The noninterference principle underlying the internal affairs clear statement rule is served in this case by the Court’s interpretation of Title III’s “readily achievable” provision, 42 U.S.C. § 12182(b)(2)(A)(iv). See ante, at 12—13. Construing this language to allow ships to resist modifications “that would conflict with international legal obligations,” ante, at 13, the Court ensures that Title III will not provoke “international discord” of the kind Benz and McCulloch sought to avoid. I agree with this interpretation, but would create no larger space for the internal affairs rule.

The plurality, however, suggests that the clear statement rule has a further office: It may block structural modifications prompted by Title III that are “readily achievable”–because they do not conflict with international legal obligations–but nonetheless “interfer[e] with a foreign ship’s internal affairs.” Ante, at 14. I disagree with this conception of the rule. In positing an extended application of the internal affairs rule, the plurality cuts the rule loose from its foundation. As Benz and McCulloch demonstrate, the clear statement rule is an interpretive principle counseling against construction of a statute in a manner productive of international discord. When international relations are not at risk, and there is good reason to apply our own law, asserted internal affairs of a ship should hold no greater sway than asserted management prerogatives of a landlocked enterprise.3

As the plurality rightly notes, Title III is a broad remedial statute designed to protect persons with disabilities in a variety of activities and settings. See ante, at 8—9; §12101(b). The United States has a strong interest in ensuring that U.S. resident cruise passengers enjoy Title III’s protections on both domestic and foreign ships. See §12101; Brief for United States as Amicus Curiae 10.4 Once conflicts with international legal obligations are avoided, I see no reason to demand a clearer congressional statement that Title III reaches the vessels in question, ships that regularly sail to and from U.S. ports and derive most of their income from U.S. passengers. In sum, I agree that §12182(b)
(2)(A)(iv), properly read, does not require shipowners to make modifications that would conflict with international legal obligations. But I would attribute to the internal affairs clear statement rule no further limitation on Title III’s governance in this case.


1. Were a clear statement rule in order, I would agree with the plurality’s application-by-application approach.

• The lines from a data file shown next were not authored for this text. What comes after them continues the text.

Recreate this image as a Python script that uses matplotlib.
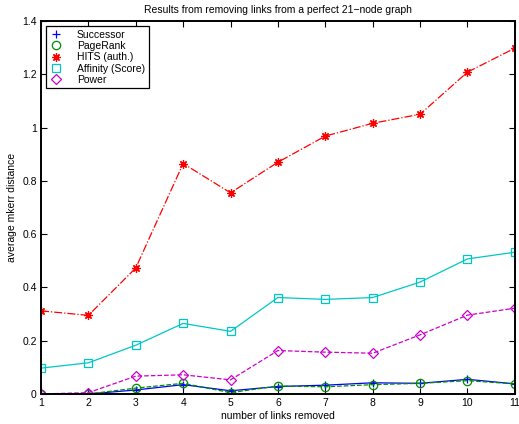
import numpy as np
import matplotlib
matplotlib.use('Agg')
import matplotlib.pyplot as plt

plt.rcParams['font.family'] = ['Liberation Sans', 'DejaVu Sans']
plt.rcParams['font.size'] = 7.5

# Data
links_removed = [1, 2, 3, 4, 5, 6, 7, 8, 9, 10, 11]
successor = [0.0, 0.0, 0.015, 0.035, 0.012, 0.028, 0.033, 0.042, 0.040, 0.055, 0.038]
pagerank = [0.0, 0.0, 0.022, 0.040, 0.005, 0.030, 0.027, 0.035, 0.040, 0.050, 0.038]
hits = [0.312, 0.295, 0.473, 0.865, 0.755, 0.870, 0.968, 1.016, 1.050, 1.208, 1.298]
affinity = [0.097, 0.117, 0.183, 0.265, 0.235, 0.362, 0.355, 0.362, 0.420, 0.507, 0.532]
power = [0.0, 0.005, 0.067, 0.072, 0.053, 0.163, 0.157, 0.153, 0.222, 0.296, 0.322]
y_ticks = [0, 0.2, 0.4, 0.6, 0.8, 1.0, 1.2, 1.4]
y_labels = ['0', '0.2', '0.4', '0.6', '0.8', '1', '1.2', '1.4']

fig = plt.figure(figsize=(5.19, 4.24), dpi=100)
ax = fig.add_axes([0.079, 0.0708, 0.913, 0.8797])

asterisk = (8, 2, 0)  # matlab style '*'
series = [
    (successor, 'Successor', '-', '+', (0, 0, 1), 6),
    (pagerank, 'PageRank', '--', 'o', (0, 0.55, 0), 6),
    (hits, 'HITS (auth.)', '-.', asterisk, (1, 0, 0), 6),
    (affinity, 'Affinity (Score)', '-', 's', (0, 0.78, 0.78), 5.5),
    (power, 'Power', '--', 'D', (0.8, 0, 0.8), 5),
]
handles = []
for vals, name, ls, mk, col, sz in series:
    ax.plot(links_removed, vals, linestyle=ls, color=col, lw=0.9)
    ax.plot(links_removed, vals, linestyle='none', marker=mk, color=col,
            mfc='none', ms=sz, mew=0.9)
    h, = ax.plot([], [], linestyle='none', marker=mk, color=col, mfc='none',
                 ms=sz, mew=0.9, label=name)
    handles.append(h)

ax.set_xlim(1, 11)
ax.set_ylim(0, 1.4)
ax.set_xticks(links_removed)
ax.set_yticks(y_ticks)
ax.set_yticklabels(y_labels)
ax.tick_params(direction='in', top=True, right=True, length=4, width=0.8, pad=3)
for s in ax.spines.values():
    s.set_linewidth(1.4)

ax.set_title('Results from removing links from a perfect 21\u2212node graph', fontsize=7.5, pad=6)
ax.set_xlabel('number of links removed', labelpad=2)
ax.set_ylabel('average mkerr distance', labelpad=4)

leg = ax.legend(handles=handles, loc='upper left', fancybox=False, framealpha=1,
                edgecolor='black', borderaxespad=0.5, handlelength=1.2,
                handletextpad=1.4, labelspacing=0.12, borderpad=0.35)
leg.get_frame().set_linewidth(0.9)

fig.savefig('out.png', dpi=100)
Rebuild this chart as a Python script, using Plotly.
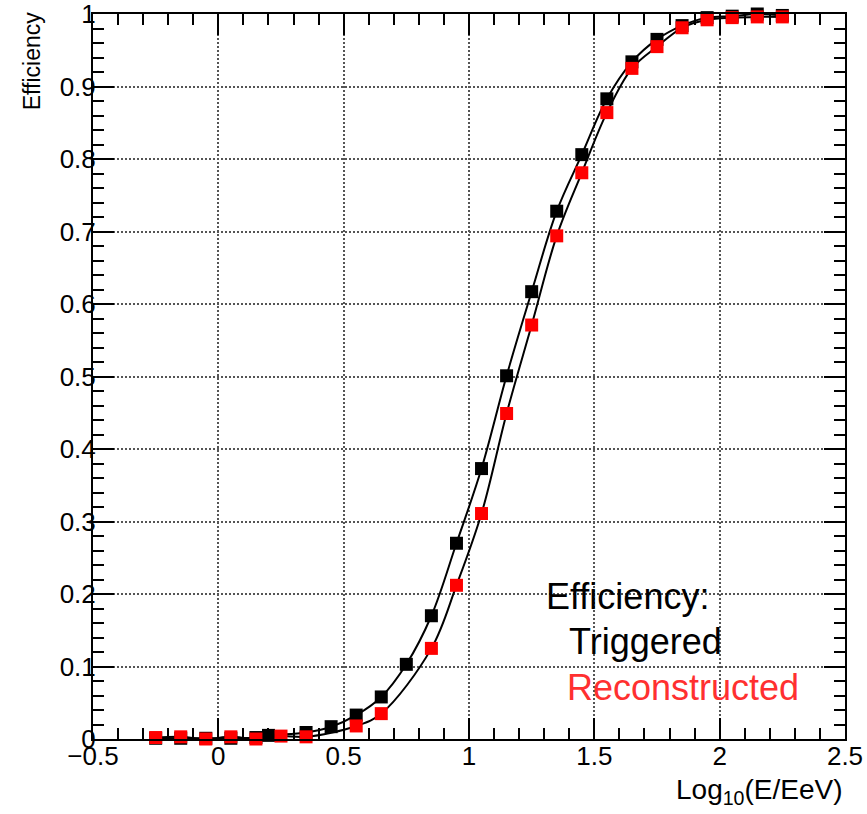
import plotly.graph_objects as go

# Data
x_trig = [-0.25, -0.15, -0.05, 0.05, 0.15, 0.2, 0.35, 0.45, 0.55, 0.65, 0.75, 0.85, 0.95,
          1.05, 1.15, 1.25, 1.35, 1.45, 1.55, 1.65, 1.75, 1.85, 1.95, 2.05, 2.15, 2.25]
eff_trig = [0.001, 0.001, 0.001, 0.001, 0.002, 0.005, 0.009, 0.017, 0.033, 0.058, 0.103, 0.170, 0.270,
            0.373, 0.501, 0.617, 0.728, 0.806, 0.883, 0.934, 0.965, 0.984, 0.995, 0.997, 1.0, 0.998]

x_reco = [-0.25, -0.15, -0.05, 0.05, 0.15, 0.25, 0.35, 0.55, 0.65, 0.85, 0.95,
          1.05, 1.15, 1.25, 1.35, 1.45, 1.55, 1.65, 1.75, 1.85, 1.95, 2.05, 2.15, 2.25]
eff_reco = [0.002, 0.003, 0.0, 0.003, 0.0, 0.004, 0.003, 0.018, 0.035, 0.125, 0.212,
            0.311, 0.449, 0.571, 0.694, 0.781, 0.864, 0.925, 0.955, 0.981, 0.992, 0.995, 0.996, 0.996]

x_ticks = [-0.5, 0, 0.5, 1, 1.5, 2, 2.5]
y_ticks = [0, 0.1, 0.2, 0.3, 0.4, 0.5, 0.6, 0.7, 0.8, 0.9, 1]

FONT = "Liberation Sans, Arial, sans-serif"

fig = go.Figure()
fig.add_trace(go.Scatter(
    x=x_trig, y=eff_trig, mode="lines+markers", name="Triggered",
    line=dict(color="black", width=2, shape="spline", smoothing=1),
    marker=dict(symbol="square", size=13, color="black"),
    cliponaxis=False,
))
fig.add_trace(go.Scatter(
    x=x_reco, y=eff_reco, mode="lines+markers", name="Reconstructed",
    line=dict(color="black", width=2, shape="spline", smoothing=1),
    marker=dict(symbol="square", size=13, color="#ff0000"),
    cliponaxis=False,
))

axis_common = dict(
    showline=True, linecolor="black", linewidth=2, mirror="allticks",
    ticks="inside", ticklen=21, tickwidth=1.5, tickcolor="black",
    showgrid=True, gridcolor="#555555", gridwidth=1.5, griddash="2px,2px",
    zeroline=False, automargin=False, ticklabeloverflow="allow",
    tickfont=dict(family=FONT, size=26, color="black"),
)

fig.update_xaxes(
    range=[-0.5, 2.5], tickvals=x_ticks, ticklabelstandoff=-7,
    minor=dict(dtick=0.1, ticks="inside", ticklen=11, tickwidth=1.5, tickcolor="black", showgrid=False),
    **axis_common,
)
fig.update_yaxes(
    range=[0, 1], tickvals=y_ticks, ticklabelstandoff=-10,
    minor=dict(dtick=0.02, ticks="inside", ticklen=11, tickwidth=1.5, tickcolor="black", showgrid=False),
    **axis_common,
)

annots = [
    dict(text="Efficiency:", x=1.3, y=0.197, color="black"),
    dict(text="Triggered", x=1.392, y=0.135, color="black"),
    dict(text="Reconstructed", x=1.384, y=0.071, color="#ff3030"),
]
for a in annots:
    fig.add_annotation(x=a["x"], y=a["y"], xref="x", yref="y", text=a["text"],
                       showarrow=False, xanchor="left", yanchor="middle",
                       font=dict(family=FONT, size=36, color=a["color"]))

fig.add_annotation(text="Log<sub>10</sub>(E/EeV)", xref="paper", yref="paper",
                   x=1.0, y=-0.072, xanchor="right", yanchor="middle", showarrow=False,
                   font=dict(family=FONT, size=28, color="black"))
fig.add_annotation(text="Efficiency", xref="paper", yref="paper", textangle=-90,
                   x=-0.081, y=1.006, xanchor="center", yanchor="top", showarrow=False,
                   font=dict(family=FONT, size=23, color="black"))

fig.update_layout(
    width=867, height=814,
    margin=dict(l=93, r=22, t=14, b=75),
    plot_bgcolor="white", paper_bgcolor="white",
    showlegend=False,
)

fig.write_html(
    "out.html",
    config={"displayModeBar": False},
    post_script="document.body.style.margin='0';document.body.style.overflow='hidden';",
)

2. Only in a footnote describing a National Labor Relations Board decision did the Court make a synonymous reference to the “internal economy of a vessel of foreign registry and ownership.” Benz, 353 U.S., at 143, n. 5.

3. One could hardly anticipate that, absent conflict with international legal obligations, the application of Title III sought in this case would generate a “storm of diplomatic protest.” Id., at 146 (noting “storm of diplomatic protest” against proposal to apply U.S. law to prohibit advance payments by a foreign vessel to foreign seamen in foreign ports).

4. As the Court notes, the ships at issue here “are operated by a company based in the United States, serve predominantly United States residents, and are in most other respects United States-centered ventures.” Ante, at 2. Merchant ships sailing between U.S. and foreign ports would present a different question.